Find a clown and grind him down
He may just be laughing at you
An unprincipled and uncommitted
Clown can hardly be permitted to
Sit around and laugh at what
The decent people try to do

Laughing Boy keep movin'
Keep movin', Keep movin'
Laughing Boy keep movin'
Keep movin', Keep movin'



Ó

1 comment:

  1. What I find fascinating is how the grotesque becomes co-opted by the market and becomes part of a loop that reinforces its presence rather than its exclusion.

    Take the Monica Lewinski scandal. Has the word "blowjob" or the phrase "oral sex" ever been such a natural part of our lives until that point? Nope. But now it is.

    Pornography used to be an underground phenomenon. Now - because the cat got out of the bag that it is a massive market when ex-pornstars went hip hop and opened up their own lines of revenue in production and clothing among other things, it is as mainstream as apple pie and NFL football.

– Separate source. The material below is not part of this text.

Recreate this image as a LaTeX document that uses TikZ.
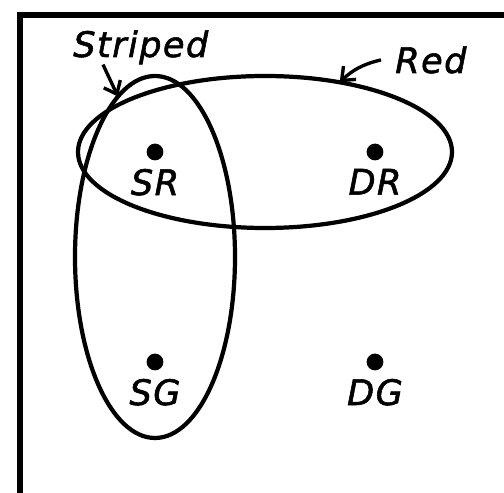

    The beauty of sub-culture is that it remains sub-culture until it is marketed. Grunge was that way as is hip-hop. Those who were identified as "grunge" never even would have used any term to identify themselves other than hard rock fans.

    So watch the circle revolve with the latest sub-cultural boundary rupturing structure become popular boundary condition.

    What I like are those who to really hot and then went back to their roots eschewing popularity for brilliance. David Bowie, REM, Radiohead, kind of pushed back their boundaries by re-establishing them unlike U2 who decided to use their music as a platform to support Bono's causes and continue to play to the popular to retain that base.

    In film I find Jeff Bridges, Kate Winslet, Adam Sandler, Don Cheadle, Johnny Depp, and Naomi Watts among the more interesting actors in their body of work. They can get very popular when thy choose to, but their brilliant moments come in far more postmodern forms.